TASK PROMPT
Return, exactly as written, the lines that start at the one holding "Rebuild this diagram" and end at the one holding "(0,0) rectangle (1104,634);", with both of those lines kept. Skip any pictures.

[start]

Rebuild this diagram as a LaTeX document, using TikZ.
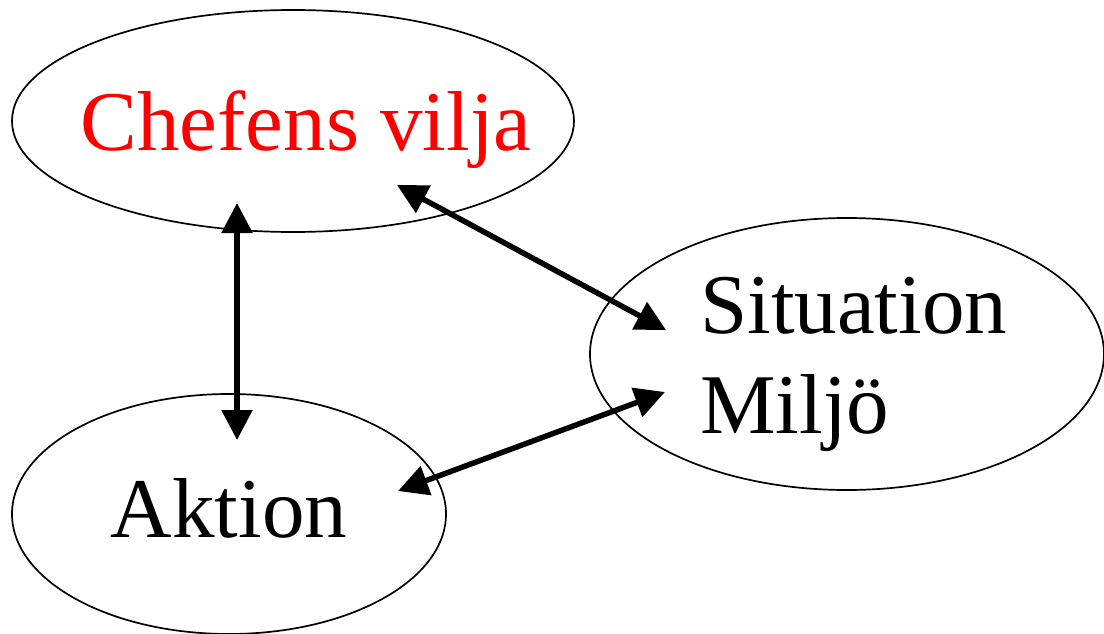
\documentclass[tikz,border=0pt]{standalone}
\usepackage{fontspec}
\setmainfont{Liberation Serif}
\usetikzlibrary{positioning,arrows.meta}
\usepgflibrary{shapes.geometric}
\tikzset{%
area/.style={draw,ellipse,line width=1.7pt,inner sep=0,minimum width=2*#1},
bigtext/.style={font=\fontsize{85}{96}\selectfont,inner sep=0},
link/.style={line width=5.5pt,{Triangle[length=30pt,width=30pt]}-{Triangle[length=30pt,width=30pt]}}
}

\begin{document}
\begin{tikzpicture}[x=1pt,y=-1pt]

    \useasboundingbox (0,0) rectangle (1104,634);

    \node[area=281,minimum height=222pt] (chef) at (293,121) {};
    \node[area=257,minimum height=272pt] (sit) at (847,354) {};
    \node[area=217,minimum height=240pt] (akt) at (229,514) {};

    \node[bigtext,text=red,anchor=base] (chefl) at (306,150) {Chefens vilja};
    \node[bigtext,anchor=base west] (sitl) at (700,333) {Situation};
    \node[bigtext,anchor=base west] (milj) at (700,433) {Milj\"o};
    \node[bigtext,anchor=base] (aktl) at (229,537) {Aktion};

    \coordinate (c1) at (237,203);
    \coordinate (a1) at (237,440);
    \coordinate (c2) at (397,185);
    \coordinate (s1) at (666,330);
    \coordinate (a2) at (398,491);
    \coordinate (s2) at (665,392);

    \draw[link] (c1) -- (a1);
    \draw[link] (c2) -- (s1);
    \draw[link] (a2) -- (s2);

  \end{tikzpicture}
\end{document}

[end]
[start]

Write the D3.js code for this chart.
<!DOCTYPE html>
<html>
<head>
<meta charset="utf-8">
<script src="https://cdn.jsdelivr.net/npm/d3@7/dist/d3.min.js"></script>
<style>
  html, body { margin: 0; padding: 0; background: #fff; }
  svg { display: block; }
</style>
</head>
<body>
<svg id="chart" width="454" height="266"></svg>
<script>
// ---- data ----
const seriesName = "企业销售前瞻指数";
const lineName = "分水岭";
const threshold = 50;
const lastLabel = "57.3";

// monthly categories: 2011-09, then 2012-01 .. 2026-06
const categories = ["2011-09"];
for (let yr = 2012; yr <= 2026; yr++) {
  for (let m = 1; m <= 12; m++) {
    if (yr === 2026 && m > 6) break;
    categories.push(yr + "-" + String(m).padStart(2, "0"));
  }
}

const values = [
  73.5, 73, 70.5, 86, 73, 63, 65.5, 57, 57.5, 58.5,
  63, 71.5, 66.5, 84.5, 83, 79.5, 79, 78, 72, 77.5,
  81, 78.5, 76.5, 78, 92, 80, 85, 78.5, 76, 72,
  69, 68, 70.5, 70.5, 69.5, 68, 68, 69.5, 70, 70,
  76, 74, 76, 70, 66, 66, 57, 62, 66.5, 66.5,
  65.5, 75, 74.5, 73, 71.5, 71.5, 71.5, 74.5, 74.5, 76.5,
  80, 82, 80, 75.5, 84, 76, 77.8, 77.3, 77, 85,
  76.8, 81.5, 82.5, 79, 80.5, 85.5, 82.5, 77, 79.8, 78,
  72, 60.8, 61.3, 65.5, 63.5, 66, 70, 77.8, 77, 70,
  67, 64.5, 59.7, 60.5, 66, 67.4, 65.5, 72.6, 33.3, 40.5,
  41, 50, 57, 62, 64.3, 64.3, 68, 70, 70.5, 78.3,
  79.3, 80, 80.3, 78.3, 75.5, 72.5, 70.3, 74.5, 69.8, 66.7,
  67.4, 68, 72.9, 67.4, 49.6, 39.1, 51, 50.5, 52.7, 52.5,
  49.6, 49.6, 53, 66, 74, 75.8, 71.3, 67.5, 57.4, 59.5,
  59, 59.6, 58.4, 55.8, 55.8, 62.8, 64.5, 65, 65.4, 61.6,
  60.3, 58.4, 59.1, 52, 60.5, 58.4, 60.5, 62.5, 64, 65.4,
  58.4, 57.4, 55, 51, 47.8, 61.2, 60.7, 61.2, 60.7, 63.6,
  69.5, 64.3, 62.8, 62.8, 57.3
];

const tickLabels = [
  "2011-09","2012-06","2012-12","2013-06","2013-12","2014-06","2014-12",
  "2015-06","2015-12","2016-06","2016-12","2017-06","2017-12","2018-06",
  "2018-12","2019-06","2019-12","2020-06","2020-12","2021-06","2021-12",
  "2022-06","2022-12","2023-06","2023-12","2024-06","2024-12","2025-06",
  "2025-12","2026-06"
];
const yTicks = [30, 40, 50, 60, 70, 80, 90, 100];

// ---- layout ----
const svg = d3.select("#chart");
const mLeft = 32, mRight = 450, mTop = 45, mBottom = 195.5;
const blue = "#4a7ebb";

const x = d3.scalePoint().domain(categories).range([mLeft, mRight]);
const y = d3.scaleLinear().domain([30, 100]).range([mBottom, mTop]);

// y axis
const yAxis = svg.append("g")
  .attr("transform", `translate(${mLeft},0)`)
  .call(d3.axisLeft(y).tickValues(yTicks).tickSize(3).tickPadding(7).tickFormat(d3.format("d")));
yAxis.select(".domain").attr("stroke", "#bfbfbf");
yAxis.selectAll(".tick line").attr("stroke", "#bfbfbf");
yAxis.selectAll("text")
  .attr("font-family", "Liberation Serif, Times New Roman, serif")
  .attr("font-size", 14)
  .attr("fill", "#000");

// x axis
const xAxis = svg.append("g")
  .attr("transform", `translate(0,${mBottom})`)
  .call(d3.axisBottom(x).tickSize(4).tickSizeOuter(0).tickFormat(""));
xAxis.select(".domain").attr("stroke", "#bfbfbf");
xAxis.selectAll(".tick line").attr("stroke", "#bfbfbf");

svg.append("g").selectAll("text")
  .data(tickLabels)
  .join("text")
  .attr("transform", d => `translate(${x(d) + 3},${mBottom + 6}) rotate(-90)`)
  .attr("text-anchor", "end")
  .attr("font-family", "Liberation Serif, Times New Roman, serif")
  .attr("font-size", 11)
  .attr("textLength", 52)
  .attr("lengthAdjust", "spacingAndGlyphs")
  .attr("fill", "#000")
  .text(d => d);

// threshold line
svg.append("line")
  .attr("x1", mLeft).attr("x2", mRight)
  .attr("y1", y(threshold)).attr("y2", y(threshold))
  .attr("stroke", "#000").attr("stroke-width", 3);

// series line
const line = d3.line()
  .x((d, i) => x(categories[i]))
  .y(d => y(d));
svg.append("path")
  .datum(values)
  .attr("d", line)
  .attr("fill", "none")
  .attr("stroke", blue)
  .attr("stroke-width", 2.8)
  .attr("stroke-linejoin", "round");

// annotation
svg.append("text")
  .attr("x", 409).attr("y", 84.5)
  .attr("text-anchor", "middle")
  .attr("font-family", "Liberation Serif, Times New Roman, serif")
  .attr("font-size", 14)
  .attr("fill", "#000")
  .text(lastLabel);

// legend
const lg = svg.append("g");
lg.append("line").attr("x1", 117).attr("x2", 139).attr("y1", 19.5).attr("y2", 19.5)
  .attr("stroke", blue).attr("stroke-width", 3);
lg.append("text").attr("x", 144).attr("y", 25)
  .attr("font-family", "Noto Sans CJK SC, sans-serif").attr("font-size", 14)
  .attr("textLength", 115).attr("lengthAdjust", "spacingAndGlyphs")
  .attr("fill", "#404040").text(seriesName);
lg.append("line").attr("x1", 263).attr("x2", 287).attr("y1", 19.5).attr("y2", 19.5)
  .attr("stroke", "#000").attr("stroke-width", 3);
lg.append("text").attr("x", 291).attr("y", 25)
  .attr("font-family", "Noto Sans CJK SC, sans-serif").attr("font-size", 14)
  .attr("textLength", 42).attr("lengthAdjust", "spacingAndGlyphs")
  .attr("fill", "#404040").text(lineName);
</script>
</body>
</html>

[end]

OUTPUT OF THE EXERCISE
Rebuild this diagram as a LaTeX document, using TikZ.
\documentclass[tikz,border=0pt]{standalone}
\usepackage{fontspec}
\setmainfont{Liberation Serif}
\usetikzlibrary{positioning,arrows.meta}
\usepgflibrary{shapes.geometric}
\tikzset{%
area/.style={draw,ellipse,line width=1.7pt,inner sep=0,minimum width=2*#1},
bigtext/.style={font=\fontsize{85}{96}\selectfont,inner sep=0},
link/.style={line width=5.5pt,{Triangle[length=30pt,width=30pt]}-{Triangle[length=30pt,width=30pt]}}
}

\begin{document}
\begin{tikzpicture}[x=1pt,y=-1pt]

    \useasboundingbox (0,0) rectangle (1104,634);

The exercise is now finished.